Figure scripts

--*--

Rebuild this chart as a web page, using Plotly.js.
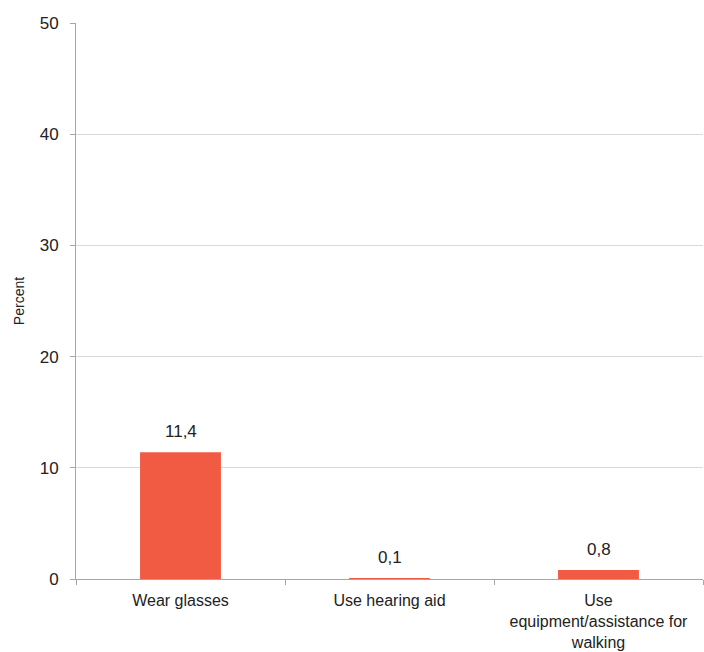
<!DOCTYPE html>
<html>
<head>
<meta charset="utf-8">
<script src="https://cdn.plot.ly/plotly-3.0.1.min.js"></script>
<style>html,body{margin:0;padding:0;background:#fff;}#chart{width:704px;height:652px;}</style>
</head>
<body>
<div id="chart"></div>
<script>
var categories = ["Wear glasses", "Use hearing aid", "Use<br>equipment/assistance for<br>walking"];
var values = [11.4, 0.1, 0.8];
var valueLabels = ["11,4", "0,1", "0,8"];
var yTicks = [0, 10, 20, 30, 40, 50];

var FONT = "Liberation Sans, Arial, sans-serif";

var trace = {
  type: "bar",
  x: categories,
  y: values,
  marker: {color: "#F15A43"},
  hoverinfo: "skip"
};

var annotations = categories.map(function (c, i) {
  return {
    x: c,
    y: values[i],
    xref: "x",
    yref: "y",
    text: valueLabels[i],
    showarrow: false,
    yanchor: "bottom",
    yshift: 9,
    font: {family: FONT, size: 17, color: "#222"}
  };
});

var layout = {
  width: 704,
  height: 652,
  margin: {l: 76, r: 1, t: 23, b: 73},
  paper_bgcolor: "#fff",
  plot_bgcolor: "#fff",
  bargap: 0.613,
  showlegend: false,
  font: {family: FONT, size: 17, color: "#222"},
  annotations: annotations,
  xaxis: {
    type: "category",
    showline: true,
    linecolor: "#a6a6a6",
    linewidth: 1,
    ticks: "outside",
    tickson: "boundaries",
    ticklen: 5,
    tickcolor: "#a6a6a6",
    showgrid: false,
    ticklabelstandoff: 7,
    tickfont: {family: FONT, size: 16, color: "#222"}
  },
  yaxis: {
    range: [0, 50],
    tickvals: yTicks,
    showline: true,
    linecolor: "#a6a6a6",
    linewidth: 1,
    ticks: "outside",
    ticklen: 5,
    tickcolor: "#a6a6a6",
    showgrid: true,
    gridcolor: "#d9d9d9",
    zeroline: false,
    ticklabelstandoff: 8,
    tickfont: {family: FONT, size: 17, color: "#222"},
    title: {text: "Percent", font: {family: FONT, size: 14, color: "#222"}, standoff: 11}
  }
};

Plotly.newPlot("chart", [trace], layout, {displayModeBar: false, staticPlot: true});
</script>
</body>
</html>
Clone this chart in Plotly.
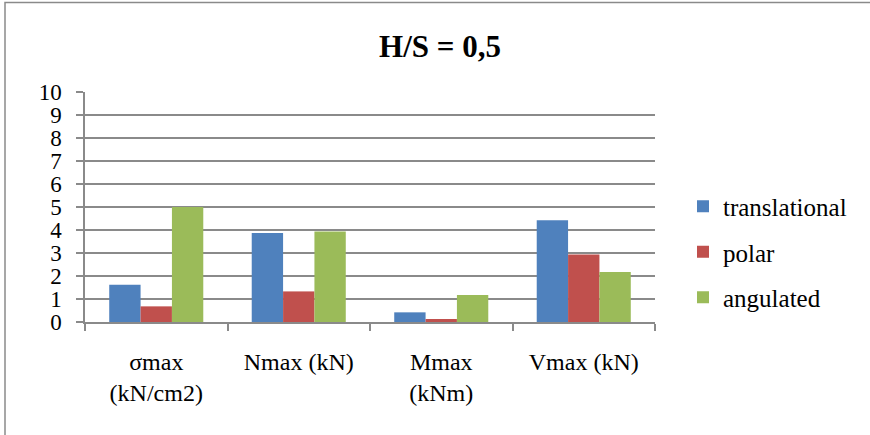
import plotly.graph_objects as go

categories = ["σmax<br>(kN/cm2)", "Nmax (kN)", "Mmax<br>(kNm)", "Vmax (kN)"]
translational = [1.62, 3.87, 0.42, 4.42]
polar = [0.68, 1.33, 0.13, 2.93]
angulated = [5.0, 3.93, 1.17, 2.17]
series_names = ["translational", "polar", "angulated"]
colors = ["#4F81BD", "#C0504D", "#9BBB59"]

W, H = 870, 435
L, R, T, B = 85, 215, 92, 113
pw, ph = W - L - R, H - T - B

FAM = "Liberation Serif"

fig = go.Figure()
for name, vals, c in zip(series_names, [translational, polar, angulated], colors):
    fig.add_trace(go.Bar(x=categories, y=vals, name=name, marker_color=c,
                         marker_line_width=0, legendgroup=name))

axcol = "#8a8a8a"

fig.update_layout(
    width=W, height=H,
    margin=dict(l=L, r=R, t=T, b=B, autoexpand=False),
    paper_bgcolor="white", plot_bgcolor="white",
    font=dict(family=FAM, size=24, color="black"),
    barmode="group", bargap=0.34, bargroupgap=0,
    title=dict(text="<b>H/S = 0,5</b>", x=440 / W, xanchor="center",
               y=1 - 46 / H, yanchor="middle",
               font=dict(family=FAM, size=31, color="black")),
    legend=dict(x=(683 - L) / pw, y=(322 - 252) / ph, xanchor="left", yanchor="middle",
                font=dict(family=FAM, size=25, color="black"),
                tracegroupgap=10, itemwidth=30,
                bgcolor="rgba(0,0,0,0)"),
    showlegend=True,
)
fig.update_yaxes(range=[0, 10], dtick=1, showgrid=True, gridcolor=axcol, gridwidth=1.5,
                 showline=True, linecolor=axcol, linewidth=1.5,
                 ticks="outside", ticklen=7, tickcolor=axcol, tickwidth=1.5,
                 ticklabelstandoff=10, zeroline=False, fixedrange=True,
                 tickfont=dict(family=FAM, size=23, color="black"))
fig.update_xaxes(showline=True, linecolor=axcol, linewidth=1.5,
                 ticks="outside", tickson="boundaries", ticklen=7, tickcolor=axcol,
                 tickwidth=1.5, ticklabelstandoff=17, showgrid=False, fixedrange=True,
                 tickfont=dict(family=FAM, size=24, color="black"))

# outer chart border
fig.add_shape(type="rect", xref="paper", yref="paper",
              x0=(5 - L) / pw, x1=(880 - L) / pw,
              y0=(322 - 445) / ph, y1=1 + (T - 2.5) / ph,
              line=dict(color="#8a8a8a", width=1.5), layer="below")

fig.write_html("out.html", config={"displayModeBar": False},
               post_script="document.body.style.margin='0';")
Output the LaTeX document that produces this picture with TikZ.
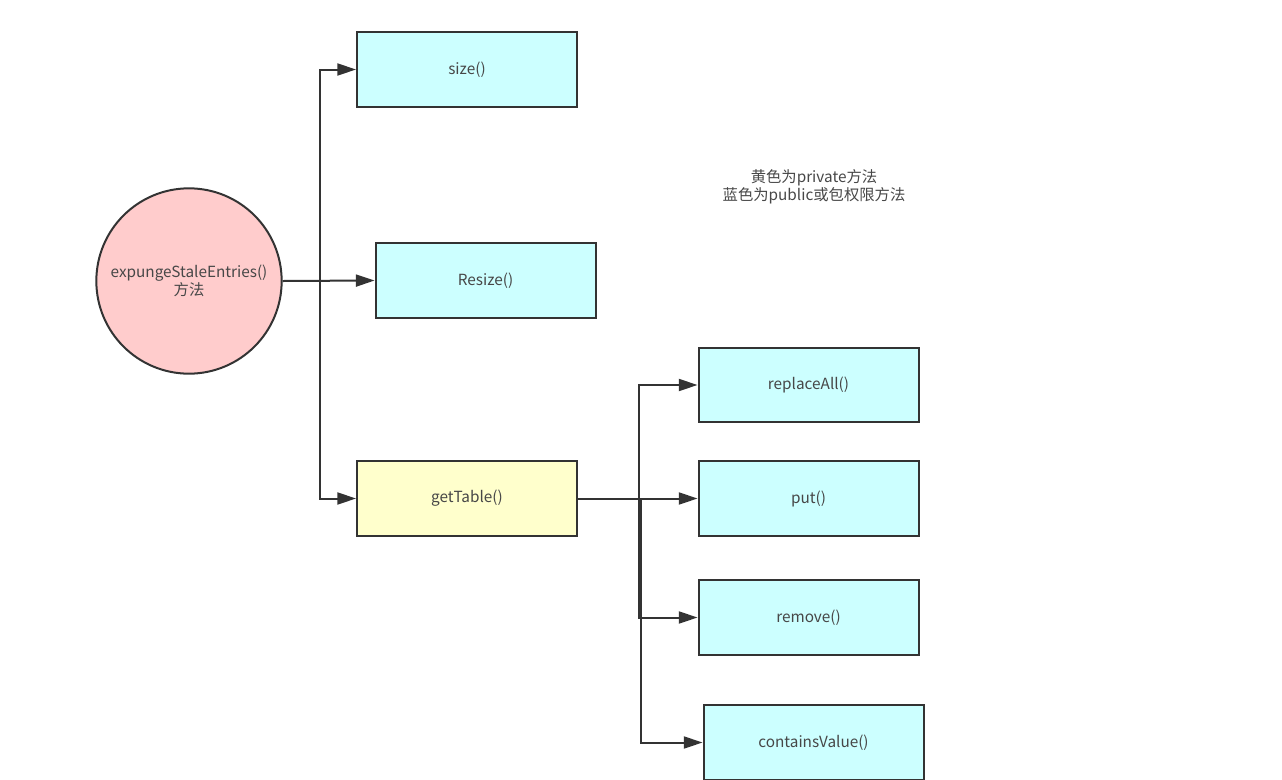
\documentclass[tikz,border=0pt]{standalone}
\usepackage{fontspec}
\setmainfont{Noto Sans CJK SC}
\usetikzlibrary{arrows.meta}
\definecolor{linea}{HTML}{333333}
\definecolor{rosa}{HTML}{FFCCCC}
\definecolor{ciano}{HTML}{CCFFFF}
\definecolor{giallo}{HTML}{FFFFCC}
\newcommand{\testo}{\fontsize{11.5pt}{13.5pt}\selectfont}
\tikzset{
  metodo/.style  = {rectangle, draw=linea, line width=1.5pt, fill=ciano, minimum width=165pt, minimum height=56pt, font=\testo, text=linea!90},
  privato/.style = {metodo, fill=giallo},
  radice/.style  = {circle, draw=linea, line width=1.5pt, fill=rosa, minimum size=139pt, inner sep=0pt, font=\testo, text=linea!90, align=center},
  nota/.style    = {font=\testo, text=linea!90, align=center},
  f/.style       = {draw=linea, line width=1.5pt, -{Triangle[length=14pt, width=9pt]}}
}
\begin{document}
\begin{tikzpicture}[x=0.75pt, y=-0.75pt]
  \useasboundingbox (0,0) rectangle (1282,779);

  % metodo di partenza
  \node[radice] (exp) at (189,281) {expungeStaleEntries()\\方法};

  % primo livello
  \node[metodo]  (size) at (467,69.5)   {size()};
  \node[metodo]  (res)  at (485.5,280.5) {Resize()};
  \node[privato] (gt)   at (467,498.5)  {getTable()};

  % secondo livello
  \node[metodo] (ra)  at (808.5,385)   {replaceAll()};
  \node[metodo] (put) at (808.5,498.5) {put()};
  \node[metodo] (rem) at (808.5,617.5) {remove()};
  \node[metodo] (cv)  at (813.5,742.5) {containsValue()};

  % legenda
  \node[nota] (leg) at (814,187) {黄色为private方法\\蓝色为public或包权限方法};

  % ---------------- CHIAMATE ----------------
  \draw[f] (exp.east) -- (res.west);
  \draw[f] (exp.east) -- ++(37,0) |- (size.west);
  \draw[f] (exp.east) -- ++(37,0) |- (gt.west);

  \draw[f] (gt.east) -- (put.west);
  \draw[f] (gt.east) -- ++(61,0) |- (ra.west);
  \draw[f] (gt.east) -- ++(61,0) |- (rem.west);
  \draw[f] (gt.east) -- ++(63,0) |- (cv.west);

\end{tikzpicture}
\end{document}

--*--

> TASK BRIEF
Give back the whole listing as it stands, minus its pictures.

> FINISHED EXERCISE
Rebuild this chart as a web page, using Plotly.js.
<!DOCTYPE html>
<html>
<head>
<meta charset="utf-8">
<script src="https://cdn.plot.ly/plotly-3.0.1.min.js"></script>
<style>html,body{margin:0;padding:0;background:#fff;}#chart{width:704px;height:652px;}</style>
</head>
<body>
<div id="chart"></div>
<script>
var categories = ["Wear glasses", "Use hearing aid", "Use<br>equipment/assistance for<br>walking"];
var values = [11.4, 0.1, 0.8];
var valueLabels = ["11,4", "0,1", "0,8"];
var yTicks = [0, 10, 20, 30, 40, 50];

var FONT = "Liberation Sans, Arial, sans-serif";

var trace = {
  type: "bar",
  x: categories,
  y: values,
  marker: {color: "#F15A43"},
  hoverinfo: "skip"
};

var annotations = categories.map(function (c, i) {
  return {
    x: c,
    y: values[i],
    xref: "x",
    yref: "y",
    text: valueLabels[i],
    showarrow: false,
    yanchor: "bottom",
    yshift: 9,
    font: {family: FONT, size: 17, color: "#222"}
  };
});

var layout = {
  width: 704,
  height: 652,
  margin: {l: 76, r: 1, t: 23, b: 73},
  paper_bgcolor: "#fff",
  plot_bgcolor: "#fff",
  bargap: 0.613,
  showlegend: false,
  font: {family: FONT, size: 17, color: "#222"},
  annotations: annotations,
  xaxis: {
    type: "category",
    showline: true,
    linecolor: "#a6a6a6",
    linewidth: 1,
    ticks: "outside",
    tickson: "boundaries",
    ticklen: 5,
    tickcolor: "#a6a6a6",
    showgrid: false,
    ticklabelstandoff: 7,
    tickfont: {family: FONT, size: 16, color: "#222"}
  },
  yaxis: {
    range: [0, 50],
    tickvals: yTicks,
    showline: true,
    linecolor: "#a6a6a6",
    linewidth: 1,
    ticks: "outside",
    ticklen: 5,
    tickcolor: "#a6a6a6",
    showgrid: true,
    gridcolor: "#d9d9d9",
    zeroline: false,
    ticklabelstandoff: 8,
    tickfont: {family: FONT, size: 17, color: "#222"},
    title: {text: "Percent", font: {family: FONT, size: 14, color: "#222"}, standoff: 11}
  }
};

Plotly.newPlot("chart", [trace], layout, {displayModeBar: false, staticPlot: true});
</script>
</body>
</html>
Clone this chart in Plotly.
import plotly.graph_objects as go

categories = ["σmax<br>(kN/cm2)", "Nmax (kN)", "Mmax<br>(kNm)", "Vmax (kN)"]
translational = [1.62, 3.87, 0.42, 4.42]
polar = [0.68, 1.33, 0.13, 2.93]
angulated = [5.0, 3.93, 1.17, 2.17]
series_names = ["translational", "polar", "angulated"]
colors = ["#4F81BD", "#C0504D", "#9BBB59"]

W, H = 870, 435
L, R, T, B = 85, 215, 92, 113
pw, ph = W - L - R, H - T - B

FAM = "Liberation Serif"

fig = go.Figure()
for name, vals, c in zip(series_names, [translational, polar, angulated], colors):
    fig.add_trace(go.Bar(x=categories, y=vals, name=name, marker_color=c,
                         marker_line_width=0, legendgroup=name))

axcol = "#8a8a8a"

fig.update_layout(
    width=W, height=H,
    margin=dict(l=L, r=R, t=T, b=B, autoexpand=False),
    paper_bgcolor="white", plot_bgcolor="white",
    font=dict(family=FAM, size=24, color="black"),
    barmode="group", bargap=0.34, bargroupgap=0,
    title=dict(text="<b>H/S = 0,5</b>", x=440 / W, xanchor="center",
               y=1 - 46 / H, yanchor="middle",
               font=dict(family=FAM, size=31, color="black")),
    legend=dict(x=(683 - L) / pw, y=(322 - 252) / ph, xanchor="left", yanchor="middle",
                font=dict(family=FAM, size=25, color="black"),
                tracegroupgap=10, itemwidth=30,
                bgcolor="rgba(0,0,0,0)"),
    showlegend=True,
)
fig.update_yaxes(range=[0, 10], dtick=1, showgrid=True, gridcolor=axcol, gridwidth=1.5,
                 showline=True, linecolor=axcol, linewidth=1.5,
                 ticks="outside", ticklen=7, tickcolor=axcol, tickwidth=1.5,
                 ticklabelstandoff=10, zeroline=False, fixedrange=True,
                 tickfont=dict(family=FAM, size=23, color="black"))
fig.update_xaxes(showline=True, linecolor=axcol, linewidth=1.5,
                 ticks="outside", tickson="boundaries", ticklen=7, tickcolor=axcol,
                 tickwidth=1.5, ticklabelstandoff=17, showgrid=False, fixedrange=True,
                 tickfont=dict(family=FAM, size=24, color="black"))

# outer chart border
fig.add_shape(type="rect", xref="paper", yref="paper",
              x0=(5 - L) / pw, x1=(880 - L) / pw,
              y0=(322 - 445) / ph, y1=1 + (T - 2.5) / ph,
              line=dict(color="#8a8a8a", width=1.5), layer="below")

fig.write_html("out.html", config={"displayModeBar": False},
               post_script="document.body.style.margin='0';")
Output the LaTeX document that produces this picture with TikZ.
\documentclass[tikz,border=0pt]{standalone}
\usepackage{fontspec}
\setmainfont{Noto Sans CJK SC}
\usetikzlibrary{arrows.meta}
\definecolor{linea}{HTML}{333333}
\definecolor{rosa}{HTML}{FFCCCC}
\definecolor{ciano}{HTML}{CCFFFF}
\definecolor{giallo}{HTML}{FFFFCC}
\newcommand{\testo}{\fontsize{11.5pt}{13.5pt}\selectfont}
\tikzset{
  metodo/.style  = {rectangle, draw=linea, line width=1.5pt, fill=ciano, minimum width=165pt, minimum height=56pt, font=\testo, text=linea!90},
  privato/.style = {metodo, fill=giallo},
  radice/.style  = {circle, draw=linea, line width=1.5pt, fill=rosa, minimum size=139pt, inner sep=0pt, font=\testo, text=linea!90, align=center},
  nota/.style    = {font=\testo, text=linea!90, align=center},
  f/.style       = {draw=linea, line width=1.5pt, -{Triangle[length=14pt, width=9pt]}}
}
\begin{document}
\begin{tikzpicture}[x=0.75pt, y=-0.75pt]
  \useasboundingbox (0,0) rectangle (1282,779);

  % metodo di partenza
  \node[radice] (exp) at (189,281) {expungeStaleEntries()\\方法};

  % primo livello
  \node[metodo]  (size) at (467,69.5)   {size()};
  \node[metodo]  (res)  at (485.5,280.5) {Resize()};
  \node[privato] (gt)   at (467,498.5)  {getTable()};

  % secondo livello
  \node[metodo] (ra)  at (808.5,385)   {replaceAll()};
  \node[metodo] (put) at (808.5,498.5) {put()};
  \node[metodo] (rem) at (808.5,617.5) {remove()};
  \node[metodo] (cv)  at (813.5,742.5) {containsValue()};

  % legenda
  \node[nota] (leg) at (814,187) {黄色为private方法\\蓝色为public或包权限方法};

  % ---------------- CHIAMATE ----------------
  \draw[f] (exp.east) -- (res.west);
  \draw[f] (exp.east) -- ++(37,0) |- (size.west);
  \draw[f] (exp.east) -- ++(37,0) |- (gt.west);

  \draw[f] (gt.east) -- (put.west);
  \draw[f] (gt.east) -- ++(61,0) |- (ra.west);
  \draw[f] (gt.east) -- ++(61,0) |- (rem.west);
  \draw[f] (gt.east) -- ++(63,0) |- (cv.west);

\end{tikzpicture}
\end{document}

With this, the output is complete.